Para António Carlos dos Santos, ex-Secretário de Estado dos Assuntos Fiscais e professor de direito fiscal na Universidade de Lisboa, definir uma cláusula de salvaguarda “é a prova de que não era inteiramente exacto que não havia pessoas prejudicadas, nomeadamente as famílias monoparentais”.

Samuel Fernandes de Almeida, fiscalista da Miranda Correia Amendoeira & Associados, diz que as soluções técnicas para este efeito são várias, “embora de difícil configuração, pois toda a reforma está desenhada para beneficiar os agregados mais numerosos por via do quociente familiar e das deduções gerais familiares”.

“Desconheço como se garante a inexistência de aumento da carga fiscal para todos os sujeitos passivos, a não ser que se opte por uma verdadeira cláusula de salvaguarda para 2015 – uma norma transitória – nos termos da qual se preveja que da introdução das novas regras não possa resultar um aumento da colecta para a generalidade dos sujeitos passivos”, vinca Fernandes de Almeida.

Ao ouvir falar em “cláusula de salvaguarda”, António Carlos dos Santos questiona-se: “E isso vale para sempre? Normalmente, as cláusulas de salvaguarda aplicam-se nas transições de reforma”. Miguel C. Reis, advogado da PMLJ na área de direito fiscal, acrescenta: “A solução é tecnicamente construível.
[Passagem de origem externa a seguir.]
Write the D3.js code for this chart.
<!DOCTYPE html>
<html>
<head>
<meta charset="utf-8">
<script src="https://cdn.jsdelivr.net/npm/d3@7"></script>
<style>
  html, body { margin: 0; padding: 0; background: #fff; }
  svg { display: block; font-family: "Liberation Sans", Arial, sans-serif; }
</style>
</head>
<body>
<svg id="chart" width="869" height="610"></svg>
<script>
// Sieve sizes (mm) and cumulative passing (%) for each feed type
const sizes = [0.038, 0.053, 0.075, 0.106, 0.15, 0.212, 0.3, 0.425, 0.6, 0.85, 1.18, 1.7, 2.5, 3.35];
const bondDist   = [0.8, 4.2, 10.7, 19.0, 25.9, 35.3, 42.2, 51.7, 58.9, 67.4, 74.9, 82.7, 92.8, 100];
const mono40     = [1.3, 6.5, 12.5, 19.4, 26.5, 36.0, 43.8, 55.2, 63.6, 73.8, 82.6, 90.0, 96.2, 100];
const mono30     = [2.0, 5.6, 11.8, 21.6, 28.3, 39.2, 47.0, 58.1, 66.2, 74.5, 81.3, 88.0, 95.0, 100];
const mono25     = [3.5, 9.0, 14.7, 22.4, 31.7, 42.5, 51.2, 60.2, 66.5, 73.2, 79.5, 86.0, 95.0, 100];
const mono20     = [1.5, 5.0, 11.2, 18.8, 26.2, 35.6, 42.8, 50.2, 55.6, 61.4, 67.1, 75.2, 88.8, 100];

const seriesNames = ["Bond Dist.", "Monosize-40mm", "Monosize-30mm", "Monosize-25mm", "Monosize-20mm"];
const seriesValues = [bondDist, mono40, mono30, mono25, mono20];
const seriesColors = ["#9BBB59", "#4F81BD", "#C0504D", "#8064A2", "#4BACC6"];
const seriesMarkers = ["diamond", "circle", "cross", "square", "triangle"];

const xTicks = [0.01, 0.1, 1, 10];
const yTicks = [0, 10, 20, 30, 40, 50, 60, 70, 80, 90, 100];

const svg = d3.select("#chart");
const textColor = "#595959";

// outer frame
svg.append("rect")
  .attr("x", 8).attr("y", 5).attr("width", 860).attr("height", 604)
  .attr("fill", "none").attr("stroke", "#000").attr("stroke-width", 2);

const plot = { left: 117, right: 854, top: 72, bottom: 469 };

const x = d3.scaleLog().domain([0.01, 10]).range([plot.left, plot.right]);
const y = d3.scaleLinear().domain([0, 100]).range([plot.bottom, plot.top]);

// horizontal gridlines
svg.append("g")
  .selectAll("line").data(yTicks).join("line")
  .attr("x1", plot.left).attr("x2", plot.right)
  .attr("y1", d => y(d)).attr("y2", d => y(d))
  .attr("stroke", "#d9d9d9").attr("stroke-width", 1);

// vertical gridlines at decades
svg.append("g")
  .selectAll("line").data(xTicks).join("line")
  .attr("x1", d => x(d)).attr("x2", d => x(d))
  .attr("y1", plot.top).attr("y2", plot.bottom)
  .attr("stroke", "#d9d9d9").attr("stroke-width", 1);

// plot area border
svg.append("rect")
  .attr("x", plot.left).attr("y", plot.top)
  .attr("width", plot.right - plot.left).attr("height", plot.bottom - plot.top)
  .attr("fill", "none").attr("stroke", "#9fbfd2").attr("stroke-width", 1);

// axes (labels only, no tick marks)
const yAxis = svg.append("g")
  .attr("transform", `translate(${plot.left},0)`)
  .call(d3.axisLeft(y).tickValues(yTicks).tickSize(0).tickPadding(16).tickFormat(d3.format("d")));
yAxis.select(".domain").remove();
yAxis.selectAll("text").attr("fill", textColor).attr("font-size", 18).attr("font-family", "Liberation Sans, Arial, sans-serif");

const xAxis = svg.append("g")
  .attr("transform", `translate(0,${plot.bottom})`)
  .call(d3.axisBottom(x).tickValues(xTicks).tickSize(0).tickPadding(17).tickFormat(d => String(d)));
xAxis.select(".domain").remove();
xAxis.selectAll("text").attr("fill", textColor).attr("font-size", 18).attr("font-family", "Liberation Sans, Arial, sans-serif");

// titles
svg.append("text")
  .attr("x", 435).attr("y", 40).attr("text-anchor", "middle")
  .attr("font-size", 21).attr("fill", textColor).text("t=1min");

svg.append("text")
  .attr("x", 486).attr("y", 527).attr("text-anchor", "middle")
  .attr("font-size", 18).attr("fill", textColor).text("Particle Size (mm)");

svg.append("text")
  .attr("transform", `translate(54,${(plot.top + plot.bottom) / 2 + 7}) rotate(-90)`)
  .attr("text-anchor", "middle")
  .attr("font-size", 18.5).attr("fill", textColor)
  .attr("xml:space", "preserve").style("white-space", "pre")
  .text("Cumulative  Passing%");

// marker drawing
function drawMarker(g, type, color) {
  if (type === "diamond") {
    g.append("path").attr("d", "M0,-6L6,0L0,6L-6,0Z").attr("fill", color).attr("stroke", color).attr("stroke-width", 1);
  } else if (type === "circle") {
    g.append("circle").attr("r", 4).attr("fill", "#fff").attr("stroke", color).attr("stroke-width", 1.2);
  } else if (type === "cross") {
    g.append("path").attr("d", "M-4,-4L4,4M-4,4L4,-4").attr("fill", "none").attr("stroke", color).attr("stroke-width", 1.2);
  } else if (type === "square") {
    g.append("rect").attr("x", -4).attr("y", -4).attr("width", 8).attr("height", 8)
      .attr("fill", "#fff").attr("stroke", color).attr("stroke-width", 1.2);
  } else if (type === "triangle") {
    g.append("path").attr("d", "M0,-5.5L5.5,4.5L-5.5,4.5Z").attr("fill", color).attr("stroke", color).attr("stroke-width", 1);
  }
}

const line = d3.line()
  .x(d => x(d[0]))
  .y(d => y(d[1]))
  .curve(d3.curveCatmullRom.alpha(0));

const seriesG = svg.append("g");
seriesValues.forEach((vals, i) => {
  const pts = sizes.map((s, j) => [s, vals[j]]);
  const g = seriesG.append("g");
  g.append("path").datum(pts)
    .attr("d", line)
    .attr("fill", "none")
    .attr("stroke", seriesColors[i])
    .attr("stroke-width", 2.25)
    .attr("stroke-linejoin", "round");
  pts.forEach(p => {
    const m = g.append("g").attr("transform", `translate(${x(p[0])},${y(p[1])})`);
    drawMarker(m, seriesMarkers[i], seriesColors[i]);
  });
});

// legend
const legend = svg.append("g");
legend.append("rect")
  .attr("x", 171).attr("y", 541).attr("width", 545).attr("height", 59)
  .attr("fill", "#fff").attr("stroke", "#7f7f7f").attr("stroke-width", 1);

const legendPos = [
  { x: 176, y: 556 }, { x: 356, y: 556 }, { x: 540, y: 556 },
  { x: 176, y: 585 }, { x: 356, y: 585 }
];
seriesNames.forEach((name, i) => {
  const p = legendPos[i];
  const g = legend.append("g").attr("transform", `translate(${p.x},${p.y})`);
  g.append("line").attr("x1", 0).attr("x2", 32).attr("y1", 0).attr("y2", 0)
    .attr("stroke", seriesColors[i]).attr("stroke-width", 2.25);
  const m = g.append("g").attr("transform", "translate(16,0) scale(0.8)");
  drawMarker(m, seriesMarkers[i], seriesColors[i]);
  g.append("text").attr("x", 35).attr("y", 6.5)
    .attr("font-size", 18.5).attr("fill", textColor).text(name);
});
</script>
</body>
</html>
Impossível não é, mas é bastante difícil de concretizar”.

Samuel Fernandes de Almeida vinca que a complexidade técnica da solução “é tanto maior face à mudança de paradigma nas deduções e à introdução da tributação separada, o que origina uma miríade de hipóteses em função da situação concreta de cada contribuinte (a que se soma por exemplo a eliminação progressiva da dedução de encargos com juros de habitação própria)”.

Pergunta sem resposta
Depois de o Governo apresentar a reforma, o PÚBLICO questionou o Ministério das Finanças na última sexta-feira sobre o facto de haver casos em que os contribuintes se arriscam a pagar mais IRS. Ficou sem resposta a seguinte pergunta: “O Ministério das Finanças garantiu que a introdução de medidas de protecção das famílias com filhos não determinará uma penalização das famílias sem filhos. No entanto, tendo em conta outras alterações para além da introdução do quociente familiar, há situações em que se verifica em 2015 um agravamento do IRS face a 2014. Como explica o Ministério das Finanças esta contradição?”.
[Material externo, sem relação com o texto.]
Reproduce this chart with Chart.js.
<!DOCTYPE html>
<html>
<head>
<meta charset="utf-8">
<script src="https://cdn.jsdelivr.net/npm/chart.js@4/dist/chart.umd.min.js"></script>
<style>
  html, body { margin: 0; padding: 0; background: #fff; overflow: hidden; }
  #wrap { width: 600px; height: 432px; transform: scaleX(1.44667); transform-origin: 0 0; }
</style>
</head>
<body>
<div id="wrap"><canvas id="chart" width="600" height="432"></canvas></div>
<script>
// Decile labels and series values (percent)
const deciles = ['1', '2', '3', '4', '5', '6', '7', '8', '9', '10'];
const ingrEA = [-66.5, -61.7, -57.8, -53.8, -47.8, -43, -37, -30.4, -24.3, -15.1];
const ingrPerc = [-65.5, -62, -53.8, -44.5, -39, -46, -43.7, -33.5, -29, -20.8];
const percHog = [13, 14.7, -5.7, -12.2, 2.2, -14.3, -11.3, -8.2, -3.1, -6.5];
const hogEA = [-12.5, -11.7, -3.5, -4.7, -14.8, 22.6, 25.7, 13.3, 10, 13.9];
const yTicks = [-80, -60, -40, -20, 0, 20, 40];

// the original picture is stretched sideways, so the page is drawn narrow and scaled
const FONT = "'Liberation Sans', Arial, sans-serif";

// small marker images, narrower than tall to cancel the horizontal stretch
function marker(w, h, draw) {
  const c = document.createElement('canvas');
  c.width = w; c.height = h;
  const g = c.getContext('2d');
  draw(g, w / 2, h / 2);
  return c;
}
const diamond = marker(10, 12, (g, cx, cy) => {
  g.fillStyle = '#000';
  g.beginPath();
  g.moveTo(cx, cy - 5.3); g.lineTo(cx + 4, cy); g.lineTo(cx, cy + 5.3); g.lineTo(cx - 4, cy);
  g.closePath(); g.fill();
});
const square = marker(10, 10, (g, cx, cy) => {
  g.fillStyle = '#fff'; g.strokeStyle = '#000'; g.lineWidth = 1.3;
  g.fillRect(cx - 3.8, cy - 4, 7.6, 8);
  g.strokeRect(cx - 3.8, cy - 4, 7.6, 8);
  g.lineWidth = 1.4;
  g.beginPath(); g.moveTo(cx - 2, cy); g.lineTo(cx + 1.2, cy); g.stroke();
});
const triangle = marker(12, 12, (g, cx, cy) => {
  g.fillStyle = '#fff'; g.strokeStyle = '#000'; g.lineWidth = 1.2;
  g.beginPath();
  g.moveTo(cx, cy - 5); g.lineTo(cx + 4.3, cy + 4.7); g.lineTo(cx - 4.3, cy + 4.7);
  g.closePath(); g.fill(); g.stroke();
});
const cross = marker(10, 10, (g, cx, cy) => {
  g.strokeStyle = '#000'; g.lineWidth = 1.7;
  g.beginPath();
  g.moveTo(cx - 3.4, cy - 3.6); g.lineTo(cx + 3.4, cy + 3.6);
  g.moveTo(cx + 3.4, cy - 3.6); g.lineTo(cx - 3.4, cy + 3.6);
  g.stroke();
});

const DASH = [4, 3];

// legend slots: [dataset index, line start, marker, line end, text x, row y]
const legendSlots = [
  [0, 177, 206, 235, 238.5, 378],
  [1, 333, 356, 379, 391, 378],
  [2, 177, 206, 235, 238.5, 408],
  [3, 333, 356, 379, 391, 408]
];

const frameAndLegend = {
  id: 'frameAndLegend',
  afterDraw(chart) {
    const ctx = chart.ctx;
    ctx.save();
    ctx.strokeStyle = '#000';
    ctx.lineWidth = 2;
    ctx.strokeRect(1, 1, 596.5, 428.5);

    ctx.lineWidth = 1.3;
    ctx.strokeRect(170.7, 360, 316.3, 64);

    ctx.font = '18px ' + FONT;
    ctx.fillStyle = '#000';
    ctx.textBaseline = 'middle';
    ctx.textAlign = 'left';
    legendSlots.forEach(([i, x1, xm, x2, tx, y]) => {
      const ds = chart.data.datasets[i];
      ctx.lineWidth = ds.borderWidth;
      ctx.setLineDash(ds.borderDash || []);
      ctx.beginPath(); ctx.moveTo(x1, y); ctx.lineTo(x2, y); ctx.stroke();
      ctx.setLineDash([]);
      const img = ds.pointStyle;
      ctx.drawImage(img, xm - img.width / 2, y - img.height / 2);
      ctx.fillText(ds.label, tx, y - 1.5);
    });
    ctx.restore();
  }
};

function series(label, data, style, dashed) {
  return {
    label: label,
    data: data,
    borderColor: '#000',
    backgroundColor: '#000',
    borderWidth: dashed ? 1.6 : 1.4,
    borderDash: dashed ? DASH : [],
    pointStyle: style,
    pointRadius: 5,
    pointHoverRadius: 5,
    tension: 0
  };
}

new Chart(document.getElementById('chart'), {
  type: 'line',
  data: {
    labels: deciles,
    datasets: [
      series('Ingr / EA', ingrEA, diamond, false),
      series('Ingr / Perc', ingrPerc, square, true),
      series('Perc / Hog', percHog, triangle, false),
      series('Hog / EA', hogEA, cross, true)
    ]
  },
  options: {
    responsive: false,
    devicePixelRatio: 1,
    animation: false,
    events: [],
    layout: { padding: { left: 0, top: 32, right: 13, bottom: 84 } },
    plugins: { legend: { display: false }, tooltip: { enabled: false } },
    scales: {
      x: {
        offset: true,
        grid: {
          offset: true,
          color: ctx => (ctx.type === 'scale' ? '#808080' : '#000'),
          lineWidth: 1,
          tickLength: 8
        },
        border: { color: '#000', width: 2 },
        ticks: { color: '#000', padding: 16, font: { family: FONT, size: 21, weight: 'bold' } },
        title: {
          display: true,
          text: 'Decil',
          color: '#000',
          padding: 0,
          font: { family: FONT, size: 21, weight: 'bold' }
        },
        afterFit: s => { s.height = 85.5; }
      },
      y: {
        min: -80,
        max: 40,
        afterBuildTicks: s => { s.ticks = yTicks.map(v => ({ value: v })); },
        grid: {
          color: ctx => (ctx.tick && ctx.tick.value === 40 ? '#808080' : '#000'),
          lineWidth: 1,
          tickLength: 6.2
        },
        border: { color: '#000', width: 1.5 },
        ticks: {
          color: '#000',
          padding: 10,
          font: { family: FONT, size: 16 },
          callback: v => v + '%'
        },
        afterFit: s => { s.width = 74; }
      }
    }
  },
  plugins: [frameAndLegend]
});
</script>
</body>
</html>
Ao receber esta questão por email, o ministério solicitou, através do seu gabinete de imprensa, que fossem referenciadas as situações em causa para que o ministério as analisasse e fosse dada “a resposta correcta”. Num novo email, o PÚBLICO reafirmou a pergunta, citando um exemplo (referindo o perfil do agregado familiar em causa, o rendimento e as despesas assumidas nessa simulação, aqui explicitada). Não voltou a obter resposta.

Aumento da receita
No Parlamento, o secretário de Estado dos Assuntos Fiscais referiu-se ainda ao crédito fiscal da sobretaxa de IRS, que prevê o reembolso (total ou parcial) dos contribuintes em 2016, em função do aumento da receita fiscal do IVA e do IRS que ficar acima das previsões inscritas no OE.

Em 2015 nada muda: a sobretaxa de 3,5% continuará a ser paga. A receita fiscal daqueles dois impostos que ficar acima de um determinado patamar é dividida pelos contribuintes, promete o Governo. Paulo Núncio afirmou que a superação da receita  de IRS e do IVA no próximo ano “é um cenário perfeitamente plausível”, referindo o crescimento verificado em 2013 e à evolução dos impostos este ano.

O Governo está a contar com a entrada de 27.658,8 milhões de euros nos cofres do Estado por via do IRS e do IVA, um crescimento de 3,5%. Tudo o que ficar acima desse montante fica garantido para o reembolso. Assim, para se verificar um reembolso equivalente a um ponto percentual da sobretaxa, é preciso que as receitas cresçam a um ritmo de 4,4%. São mais 1164 milhões do que o encaixe previsto para este ano. Só com um aumento de 6,4% face às receitas projectadas para este ano é que haverá um reembolso total da sobretaxa.

Durante a audição da equipa das Finanças, João Galamba, deputado do PS, acusou o Governo de ter vários “apagões no OE”, entre eles a reforma do IRS. “Não se entende como se discute o IRS fora do orçamento. O modo como o IRS é cobrado tem enormes consequências orçamentais”, referiu. Galamba considerou ainda que a reforma em cima da mesa “não é para todas as famílias” e “beneficia mais as famílias ricas com filhos do que as famílias pobres”.

Mais tarde veio a resposta dos centristas. Atender às famílias com filhos sem prejudicar quem não os tem “é um avanço, não é um recuo”, defendeu a deputada do CDS-PP Cecília Meireles, lançando farpas às críticas dos socialistas.